People are communicating in worship, at a deep, intimate level, and experiencing communion with God. In this way, the incarnational, relational approach of God becomes real in our lives. As God has given (and continually gives), we too give. God came to us, became one of us, to restore the relationship with Him we had broken. He restored the covenant with us in this relationship, and part of that covenant is that we too should go out and reveal God to others as He did for us in Christ. The movement in worship is from God to us to others. Worship is a very corporate act in that we come as God's people, to respond to God's Grace, and we go as God's people to reveal Him to others.

Although I have said that this is what I understand we as people are doing when we worship, it is a sad fact that we often do not do this when we worship. Worship often becomes for us a self-indulgent experience seeking event. We go to worship only to receive, and not to give to God or to others. We also often worship without focusing on those around us as we corporately worship. We sometimes treat worship only as a duty, something that we have to do as people, a 'work' for salvation. If we fail to see that in worship we are entering into communion with God as we interact communicatively with Him, and that as we do this, we communicate Him to those around us, and we are transformed so as to communicate Him to all those we communicate with daily, we have missed what we should be doing in worship. This is when we run the risk of poor communication or total mis-communication.
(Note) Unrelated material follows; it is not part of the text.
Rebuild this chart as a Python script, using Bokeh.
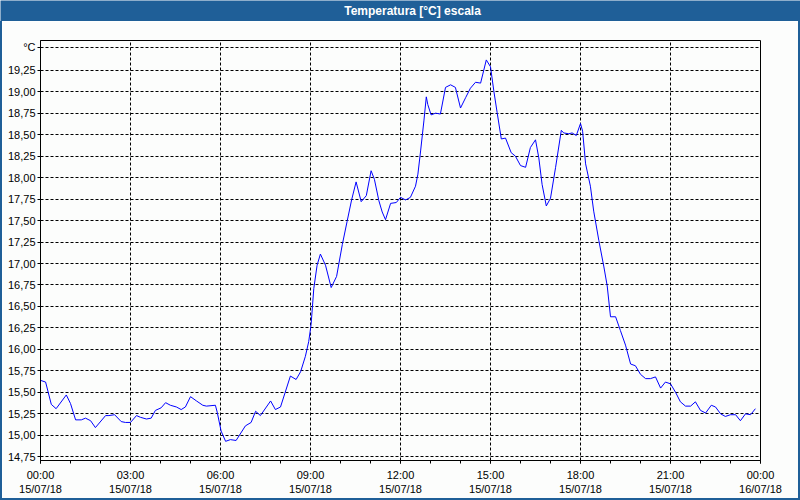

Consider the worship experience of Holy Communion (Matthew 26: 26-29). How could we make this pratice more significant. You may want to experiment with a different way of doing this ancient discipline in a small group.

Readings for contemplation:


John 4: 19-24
John 6: 52-28, 63
Ephesians 5: 18-20, Colossians 3: 16-17
Isaiah 6: 1-8
Psalm 96
Psalm 148
Revelation 5: 6-14


Worship in spirit and truth
Communion: the essence of worship
The life of worship
The Lord high and lifted up
Sing to the Lord
Worship of all creation
Worthy is the Lamb


  1. Foster, R J 1989. Celebration of Discipline: The path to Spiritual growth: Revised Edition. London: Hodder and Stoughton
  2. Webber, R E 1982. Worship old and new. Grand Rapids: Zondervan
  3. White, J F 1973. Studia Liturgica, 9 (3).